How Stacking Reward Distribution Works

All of the above stacking functions take a pox-addr field that corresponds to a Bitcoin address where BTC rewards will be sent. It's important to understand how these addresses are used and how reward distribution is handled.

How Bitcoin rewards are distributed is primarily up to the discretion of the pool operator. Since PoX reward distributions are handled using Bitcoin transactions, there is currently not an effective way to automate their distribution to individual delegated stackers.

Role of pox-addr by function:

  • stack-stx: Bitcoin address for the solo stacker to receive rewards.

  • delegate-stx: Optional. If omitted, the pool operator decides where to send this delegator's rewards. If provided, the pool operator must send rewards to that address. Note: if provided, the delegator must have enough STX to meet the minimum stacking amount (each unique pox-addr consumes a reward slot).

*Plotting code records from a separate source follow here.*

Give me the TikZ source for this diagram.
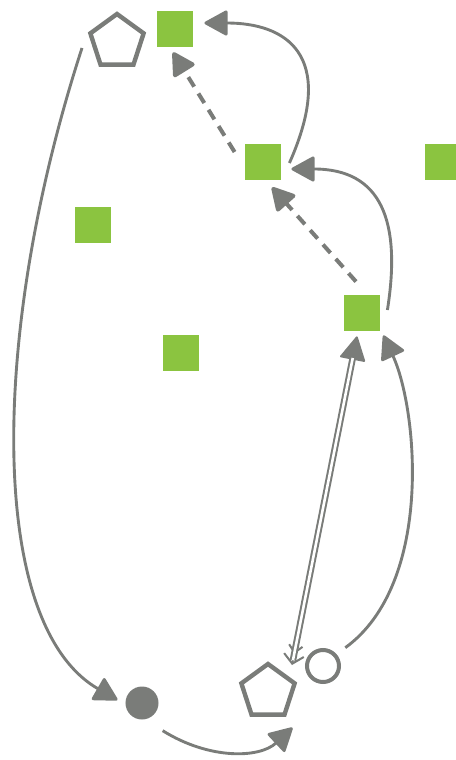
\documentclass[tikz,border=0pt]{standalone}
\usetikzlibrary{arrows.meta,shapes.geometric}
\definecolor{linegray}{RGB}{122,124,121}
\definecolor{leafgreen}{RGB}{139,196,64}
\tikzset{
  sq/.style={fill=leafgreen,inner sep=0pt,outer sep=0pt,minimum size=0.92cm},
  pent/.style={regular polygon,regular polygon sides=5,draw=linegray,line width=0.11cm,inner sep=0pt,outer sep=0pt,minimum size=1.4cm},
  ring/.style={circle,draw=linegray,line width=0.1cm,inner sep=0pt,outer sep=0pt,minimum size=0.8cm},
  dot/.style={circle,fill=linegray,inner sep=0pt,outer sep=0pt,minimum size=0.825cm},
  arc/.style={color=linegray,line width=0.072cm,-{Triangle[length=0.62cm,width=0.66cm,round]}},
  dashedge/.style={arc,line width=0.1cm,dash pattern=on 0.28cm off 0.2cm},
  dbl/.style={color=linegray,line width=0.05cm,
    {Straight Barb[length=0.22cm,width=0.5cm]Straight Barb[length=0.18cm,width=0.34cm]}-{Triangle[length=0.62cm,width=0.66cm,round]},
    postaction={draw=linegray,double=white,double distance=0.065cm,shorten >=0.55cm,shorten <=0.12cm,-}}
}
\begin{document}
\begin{tikzpicture}[x=0.025cm,y=-0.025cm]
\useasboundingbox (0,0) rectangle (455,760);

\node[pent] (P) at (117,42) {};
\node[sq] (A) at (175,29) {};
\node[sq] (B) at (263,162) {};
\node[sq] (C) at (443,162) {};
\node[sq] (D) at (93,225) {};
\node[sq] (E) at (362,313) {};
\node[sq] (F) at (181,353) {};
\node[dot] (K) at (142,703) {};
\node[pent] (Q) at (268,692) {};
\node[ring] (O) at (323,666) {};

% upper chain
\draw[arc] ([shift={(8,1)}]B.east) to[out=66,in=0,out distance=3cm,in distance=2cm] ([shift={(11,-6)}]A.east);
\draw[dashedge] ([shift={(-10,-10)}]B.west) -- ([shift={(-2,5)}]A.south);
\draw[arc] ([shift={(7,-3)}]E.east) to[out=81,in=0,out distance=2.25cm,in distance=2.25cm] ([shift={(10,7)}]B.east);
\draw[dashedge] ([shift={(-6,-13)}]E.north) -- ([shift={(9,7)}]B.south);

% lower part
\draw[dbl] ([shift={(-15,-1)}]O.west) -- ([shift={(-5,5)}]E.south);
\draw[arc] ([shift={(11,-7)}]O.north east) to[out=36,in=-65,out distance=2.75cm,in distance=2cm] ([shift={(3,4)}]E.south east);
\draw[arc] ([shift={(-35,6)}]P.center) to[out=-108,in=150,out distance=7.5cm,in distance=3.75cm] ([shift={(-8,-3)}]K.west);
\draw[arc] ([shift={(9,16)}]K.south east) to[out=-32,in=223,out distance=1.375cm,in distance=1.125cm] ([shift={(8,13)}]Q.corner 4);

\end{tikzpicture}
\end{document}
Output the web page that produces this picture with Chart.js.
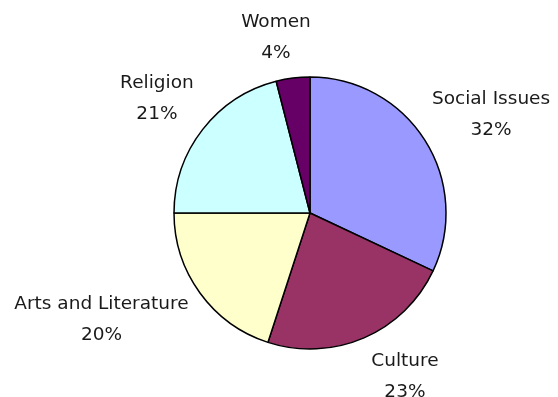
<!DOCTYPE html>
<html>
<head>
<meta charset="utf-8">
<script src="https://cdn.jsdelivr.net/npm/chart.js@4/dist/chart.umd.min.js"></script>
<style>
    html, body { margin: 0; padding: 0; background: #fff; }
    #wrap { width: 558px; height: 397px; position: relative; }
</style>
</head>
<body>
<div id="wrap"><canvas id="chart-topics"></canvas></div>
<script>
// Data
const categories = ["Social Issues", "Culture", "Arts and Literature", "Religion", "Women"];
const shares     = [32, 23, 20, 21, 4];
const colours    = ["#9999ff", "#993366", "#ffffcc", "#ccffff", "#660066"];

// Outside labels: name on one line, percentage under it
const outsideLabels = {
    id: "outsideLabels",
    afterDraw(chart, args, opts) {
        const ctx = chart.ctx;
        const meta = chart.getDatasetMeta(0);
        const total = shares.reduce((a, b) => a + b, 0);
        ctx.save();
        ctx.font = opts.font;
        ctx.fillStyle = opts.color;
        ctx.textAlign = "center";
        ctx.textBaseline = "middle";
        meta.data.forEach((arc, i) => {
            const p = arc.getProps(["x", "y", "startAngle", "endAngle", "outerRadius"], true);
            const mid = (p.startAngle + p.endAngle) / 2;
            const r = p.outerRadius * opts.distance;
            const off = opts.offsets[i] || [0, 0];
            const x = p.x + Math.cos(mid) * r + off[0];
            const y = p.y + Math.sin(mid) * r + off[1];
            ctx.fillText(categories[i], x, y - opts.lineGap / 2);
            ctx.fillText(Math.round(shares[i] / total * 100) + "%", x, y + opts.lineGap / 2);
        });
        ctx.restore();
    }
};

new Chart(document.getElementById("chart-topics"), {
    type: "pie",
    data: {
        labels: categories,
        datasets: [{
            data: shares,
            backgroundColor: colours,
            borderColor: "#000",
            borderWidth: 1.5,
            hoverOffset: 0,
        }]
    },
    options: {
        responsive: true, maintainAspectRatio: false,
        animation: false,
        radius: 136,
        layout: { padding: { left: 62, right: 0, top: 29, bottom: 0 } },
        plugins: {
            legend: { display: false },
            tooltip: { enabled: false },
            outsideLabels: {
                font: "18.5px 'DejaVu Sans'",
                color: "#1a1a1a",
                distance: 1.35,
                lineGap: 31,
                offsets: [[26, 0], [22, -5], [-60, -1], [-8, -2], [-11, 7]],
            }
        }
    },
    plugins: [outsideLabels]
});
</script>
</body>
</html>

  • delegate-stack-stx and stack-aggregation-commit-indexed: pox-addr is where the pool operator will receive BTC rewards for that aggregated stake. Pool operators typically use wrapper contracts or off-chain accounting to distribute BTC to delegators.


Errors

You may encounter several errors when trying to perform stacking operations. Below are some of the more common errors with explanations and how to resolve them.

Error 35 - ERR_INVALID_SIGNATURE_PUBKEY

This is likely the most common error you will encounter, and you'll usually see it in a failed stack-stx or stack-aggregation-commit transaction.

This error occurs in consume-signer-key-authorization which is called any time a signer signature is provided.

Possible causes:

  • The public key you used to generate the signer signature is not the same as the one you are passing in to the signer-key field.

  • One of the fields you passed in to generate your signer signature does not match the field you passed in to either the stack-stx or stack-aggregation-commit function.

How to fix: verify that the signer signature was generated using the exact same signer public key and parameters (amount, pox-addr/reward-cycle, lock period, max-amount, auth-id, etc.) as what you are passing into the contract call.

Error 4 - ERR_STACKING_NO_SUCH_PRINCIPAL

This error means the contract lookup for a partially stacked entry failed. The stacking contract looks up partially stacked STX (after delegate-stack-stx) by the key (pox-addr, stx-address, reward-cycle). If any of those parameters are wrong when generating the signature or calling stack-aggregation-commit, the lookup will fail.

How to fix: check that the pox-addr, stacker principal (stx address), and reward-cycle values match exactly what was used in delegate-stack-stx / the signature generation. See the stacking guide for delegation flow details.

Error 24 - ERR_INVALID_START_BURN_HEIGHT

This means the start-burn-height parameter parsed was invalid (it corresponded to a past or future cycle rather than the current next reward cycle). You will mostly see this in stack-stx or delegate-stack-stx failed transactions.

How to fix: set start-burn-ht to the current burn block height corresponding to the next reward cycle (or compute it using node APIs / libraries that map burn height to reward cycles).